La longue séquence électorale qui sera clôturée par le second tour des élections législatives s’est ouverte pour le premier tour de l’élection présidentielle par un résultat hélas quelque peu attendu. Encore une fois, le second tour opposera la droite à l’extrême droite, et trois questions se posent à nous à court ou moyen terme et donc avec plus ou moins d’urgence : que faire pour le second tour, comment préparer les élections législatives et quelle sera ou pas la composition ou recomposition de la gauche dans les années à venir et notamment avec les élections européennes de 2024 ?

Quelles que soient les questions posées et leurs complexités, l’urgence ne doit pas être un prétexte pour ne pas réfléchir. Cependant les remarques, réflexions, analyses que l’on peut entendre ou lire m’inquiètent sur nos capacités et volonté de construire une réflexion et une action collective. En schématisant, trois grands types de commentaires fleurissent, l’abstention est la cause de tous les maux, Jean-Luc Mélenchon en partant seul trop tôt a créé les conditions de la division, la multiplicité des candidatures est la cause de l’échec. Les réponses simplistes aux questions complexes sont rarement satisfaisantes et ont plus tendance à flatter l’ego en discréditant les autres qu’à apporter de réelles analyses de fonds.

Sans me lancer à mon tour dans une énième analyse des résultats de premier tour, j’ai effectué une comparaison entre les chiffres du premier tour du 10 avril 2022 et ceux du 26 avril 1981 qui allait mener à la première victoire d’un candidat se réclamant de la gauche à l’élection présidentielle sous la Cinquième République.

En 2022, le taux de participation est de 73,69 % contre 81,09 % en 1981, le taux de suffrages exprimés de 72,07 % contre 79,78 %. Mais surtout si les candidat·e·s se réclamant de la gauche recueillaient en 1981 46,27 % des suffrages exprimés soit 36,90 % des inscrit·e·s, en 2022 ils se contentent 31,94 % des suffrages exprimés soit 23,02 % des inscrit·e·s, pour mémoire il y avait cinq candidat·e·s se réclamant de la gauche en 1981.

Un calcul rapide permet de constater que si les candidat·e·s se réclamant de la gauche avaient recueilli le même pourcentage de voix qu’en 1981, le total serait passé de 11 225 271 à 16 256 015 si l’on considère le pourcentage par rapport aux suffrages exprimés et à 17 987 966 si l’on considère le pourcentage par rapport aux inscrit·e·s.

L’on pourrait en déduire que la multiplicité des candidatures n’est pas un obstacle à la réalisation de bons résultats et que l’on devrait plus s’interroger sur les raisons de la montée continue de l’extrême droite conjuguée avec un effondrement de la gauche.

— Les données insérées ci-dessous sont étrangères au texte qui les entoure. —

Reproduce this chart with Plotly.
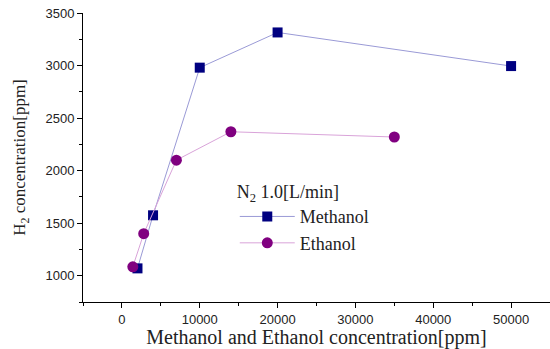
import plotly.graph_objects as go

methanol_x = [2000, 4000, 10000, 20000, 50000]
methanol_y = [1070, 1575, 2980, 3315, 2995]
ethanol_x = [1400, 2800, 7000, 14000, 35000]
ethanol_y = [1085, 1400, 2100, 2370, 2320]

x_ticks = [0, 10000, 20000, 30000, 40000, 50000]
y_ticks = [1000, 1500, 2000, 2500, 3000, 3500]

fig = go.Figure()
fig.add_trace(go.Scatter(
    x=methanol_x, y=methanol_y, mode="lines+markers", name="Methanol",
    line=dict(color="#9a9ad6", width=1),
    marker=dict(symbol="square", size=10, color="#000080"),
))
fig.add_trace(go.Scatter(
    x=ethanol_x, y=ethanol_y, mode="lines+markers", name="Ethanol",
    line=dict(color="#d9a3d9", width=1),
    marker=dict(symbol="circle", size=11, color="#800080"),
))

axis_common = dict(
    showgrid=False, zeroline=False, showline=True, linecolor="black", linewidth=1,
    ticks="outside", ticklen=5, tickcolor="black", tickwidth=1,
    tickfont=dict(family="Liberation Sans, Arial", size=13, color="#222"),
)

fig.update_xaxes(
    range=[-5000, 55000], tickvals=x_ticks, ticktext=[str(v) for v in x_ticks],
    minor=dict(dtick=5000, tick0=0, ticks="outside", ticklen=3, tickcolor="black"),
    title=dict(text="Methanol and Ethanol concentration[ppm]",
               font=dict(family="Liberation Serif, Times New Roman", size=20, color="#222"),
               standoff=6),
    **axis_common,
)
fig.update_yaxes(
    range=[750, 3500], tickvals=y_ticks, ticktext=[str(v) for v in y_ticks],
    minor=dict(dtick=250, tick0=0, ticks="outside", ticklen=3, tickcolor="black"),
    title=dict(text="H<sub>2</sub> concentration[ppm]",
               font=dict(family="Liberation Serif, Times New Roman", size=17, color="#222"),
               standoff=15),
    **axis_common,
)

fig.update_layout(
    width=550, height=349,
    margin=dict(l=83, r=0, t=13, b=47),
    paper_bgcolor="white", plot_bgcolor="white",
    showlegend=True,
    legend=dict(
        title=dict(text="N<sub>2</sub> 1.0[L/min]",
                   font=dict(family="Liberation Serif, Times New Roman", size=18, color="#222")),
        font=dict(family="Liberation Serif, Times New Roman", size=18, color="#222"),
        x=0.325, y=0.44, xanchor="left", yanchor="top",
        bgcolor="rgba(0,0,0,0)", itemwidth=55, tracegroupgap=0,
    ),
)

fig.write_html("out.html")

Les analyses des résultats électoraux devront se poursuivre, mais une question à laquelle nous devons répondre rapidement est celle de savoir dans quelles conditions nous souhaitons aller aux élections législatives. Je ne pense pas que les injures et invectives soient de nature à élever le niveau du débat, ni de nature à permettre les meilleurs résultats possibles.

 

Pour préparer dans les moins mauvaises conditions possible les élections législatives, il me semblerait nécessaire qu’il y ait un réel dialogue entre les formations politiques se réclamant de la gauche sur deux points.

– des candidatures uniques ou non dans les circonscriptions qui semblent jouables pour assurer une présence d’un·e candidat·e de gauche au second tour ;

– engagement de soutien réel pour la candidate ou le candidat de gauche présent·e au second tour.

Enfin vu l’enjeu de ces décisions, l’on ne peut se contenter de discussions entre appareils politiques dont l’on sait déjà que chacun rejettera la faute de l’absence d’accord sur les autres. Ces discussions devraient donc se dérouler au grand jour pour permettre à chacun d’apprécier les positions et les réels efforts de l’ensemble des formations politiques, les outils actuellement disponibles de communication permettraient cela sans difficulté.

Dans ce processus Jean-Luc Mélenchon et la France Insoumise ont une lourde responsabilité en raison des résultats électoraux. Il ne leur faudra cependant pas oublier qu’une part significative des votes sont des votes utiles ou efficaces selon le nom que l’on veut bien leur donner, et non des votes d’adhésion à un projet et d’autre part que leur rôle doit être un rôle d’animateur, de fédérateur et non pas simplement celui d’un chef de file derrière lequel il convient de se ranger.